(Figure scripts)
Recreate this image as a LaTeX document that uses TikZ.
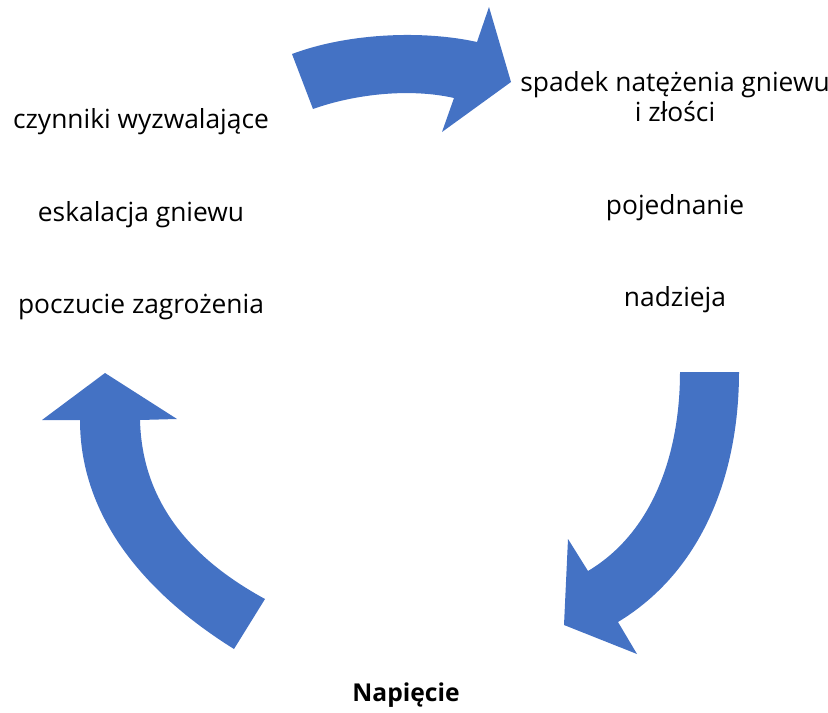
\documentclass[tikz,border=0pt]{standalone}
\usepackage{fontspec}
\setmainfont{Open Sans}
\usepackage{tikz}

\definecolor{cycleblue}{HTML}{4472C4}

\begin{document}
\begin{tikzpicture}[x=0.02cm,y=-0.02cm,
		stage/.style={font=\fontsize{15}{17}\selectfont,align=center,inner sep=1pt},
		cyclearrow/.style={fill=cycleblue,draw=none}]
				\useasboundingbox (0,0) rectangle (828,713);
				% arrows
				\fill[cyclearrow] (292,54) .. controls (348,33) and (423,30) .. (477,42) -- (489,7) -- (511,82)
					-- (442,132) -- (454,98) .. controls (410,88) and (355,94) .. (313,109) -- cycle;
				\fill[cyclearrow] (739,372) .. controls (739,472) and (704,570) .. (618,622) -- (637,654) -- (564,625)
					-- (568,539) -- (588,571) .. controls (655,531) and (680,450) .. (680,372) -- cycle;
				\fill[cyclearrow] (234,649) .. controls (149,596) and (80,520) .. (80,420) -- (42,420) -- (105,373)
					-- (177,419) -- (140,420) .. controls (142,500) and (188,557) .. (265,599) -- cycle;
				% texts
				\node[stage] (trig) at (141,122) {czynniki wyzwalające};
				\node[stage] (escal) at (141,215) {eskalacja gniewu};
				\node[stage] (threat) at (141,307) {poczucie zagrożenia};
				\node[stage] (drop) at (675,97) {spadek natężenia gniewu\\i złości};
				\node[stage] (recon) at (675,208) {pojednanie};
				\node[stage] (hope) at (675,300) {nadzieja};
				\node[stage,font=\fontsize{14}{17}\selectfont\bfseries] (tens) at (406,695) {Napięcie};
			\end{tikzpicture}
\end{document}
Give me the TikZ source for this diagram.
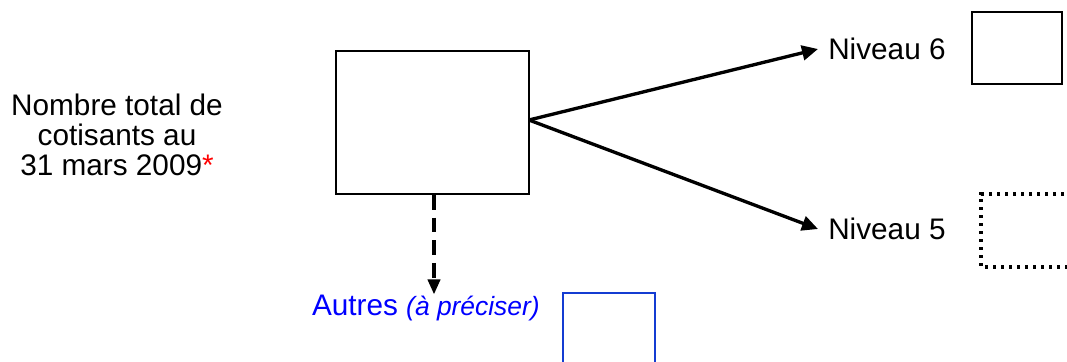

§ REQUEST:
Give every line above again exactly, with no pictures.

§ EXERCISE SOLUTION:
Recreate this image as a LaTeX document that uses TikZ.
\documentclass[tikz,border=0pt]{standalone}
\usepackage{fontspec}
\setmainfont{Open Sans}
\usepackage{tikz}

\definecolor{cycleblue}{HTML}{4472C4}

\begin{document}
\begin{tikzpicture}[x=0.02cm,y=-0.02cm,
		stage/.style={font=\fontsize{15}{17}\selectfont,align=center,inner sep=1pt},
		cyclearrow/.style={fill=cycleblue,draw=none}]
				\useasboundingbox (0,0) rectangle (828,713);
				% arrows
				\fill[cyclearrow] (292,54) .. controls (348,33) and (423,30) .. (477,42) -- (489,7) -- (511,82)
					-- (442,132) -- (454,98) .. controls (410,88) and (355,94) .. (313,109) -- cycle;
				\fill[cyclearrow] (739,372) .. controls (739,472) and (704,570) .. (618,622) -- (637,654) -- (564,625)
					-- (568,539) -- (588,571) .. controls (655,531) and (680,450) .. (680,372) -- cycle;
				\fill[cyclearrow] (234,649) .. controls (149,596) and (80,520) .. (80,420) -- (42,420) -- (105,373)
					-- (177,419) -- (140,420) .. controls (142,500) and (188,557) .. (265,599) -- cycle;
				% texts
				\node[stage] (trig) at (141,122) {czynniki wyzwalające};
				\node[stage] (escal) at (141,215) {eskalacja gniewu};
				\node[stage] (threat) at (141,307) {poczucie zagrożenia};
				\node[stage] (drop) at (675,97) {spadek natężenia gniewu\\i złości};
				\node[stage] (recon) at (675,208) {pojednanie};
				\node[stage] (hope) at (675,300) {nadzieja};
				\node[stage,font=\fontsize{14}{17}\selectfont\bfseries] (tens) at (406,695) {Napięcie};
			\end{tikzpicture}
\end{document}
Give me the TikZ source for this diagram.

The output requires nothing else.